Tolte le ultime cose dal grande pentolone si può “crescere” la cardara. Che significa mettere tutto lo strutto nei grandi contenitori di vetro che saranno poi riserva di cibo per tutto l’inverno. Nel momento in cui si stacca la cardara dalla catena in cui si tiene appesa si recita “che dio sia lodato, oggi e sempre”. L’operazione della “crescitura” della cardara era sempre riservata alla persona più adulta presente ed è comunque vissuta come una sorta di augurio, una cosa positiva per il cibo che si potrà avere da quest’operazione.

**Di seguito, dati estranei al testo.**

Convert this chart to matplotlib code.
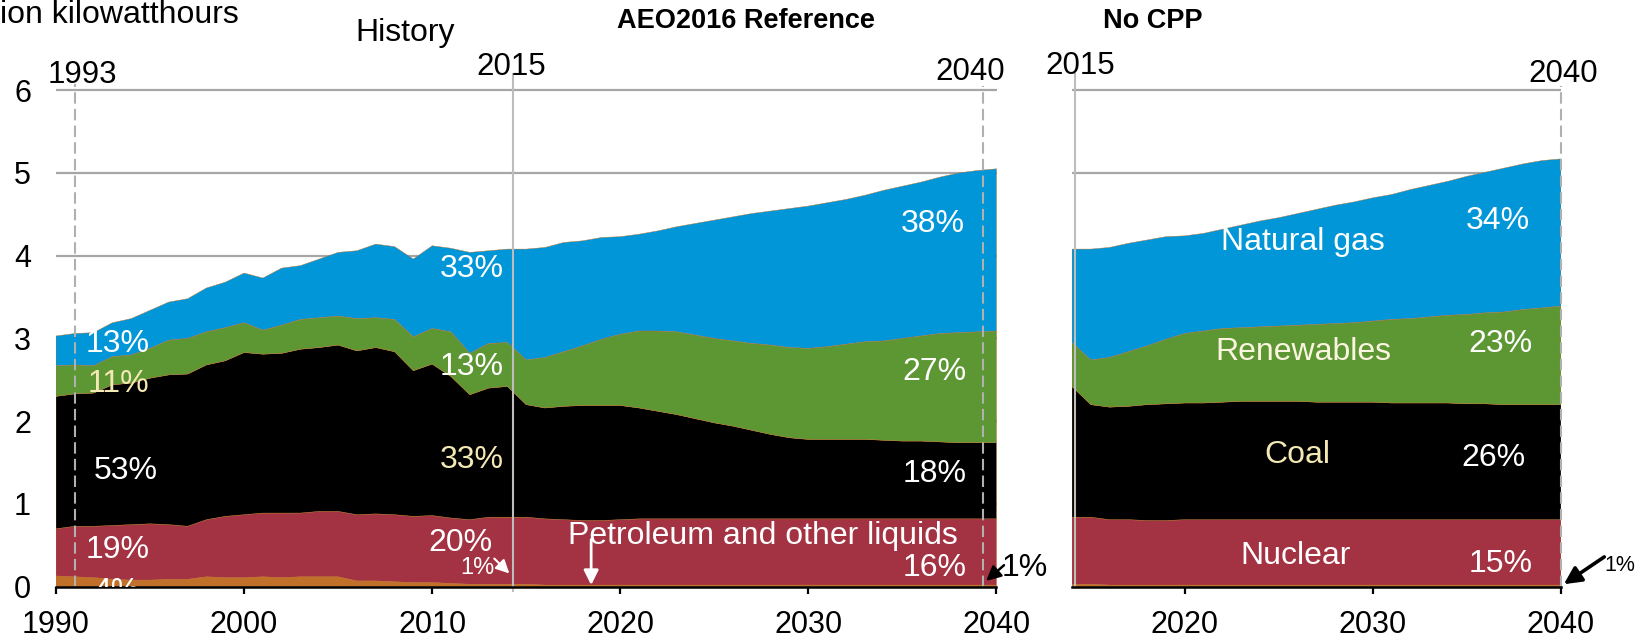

Si sgancia quindi la cardara e si poggia su un sacco di juta umido e si cominica con la “crescitura”. Si raccoglie nei vasi lo strutto, oggi in comuni vasi di vetro, ma un tempo erano usati i cortarelli, cugnetti e supperi, tutti contenitori in creta. In questi contenitori si trasferiscono anche le frittole, alcuni pezzi magri che si useranno nell’arco dell’inverno.

La parte che rimane sul fondo della pentola sono i ciccioli che vengono scolati dal liquido e versati in un contenitore di vetro e nella suppera, un grande contenitore di creta.

Una parte dello strutto viene poi destinato alla preparazione del sapone di casa.
La padrona di casa infine prepara dei piattini con dei pezzi di carne da donare alle persone che durante questi giorni di lavoro l’hanno aiutata.
Si lava così la cardara, con lo stesso procedimento della mattina e si ripone in un luogo asciutto fino all’anno successivo!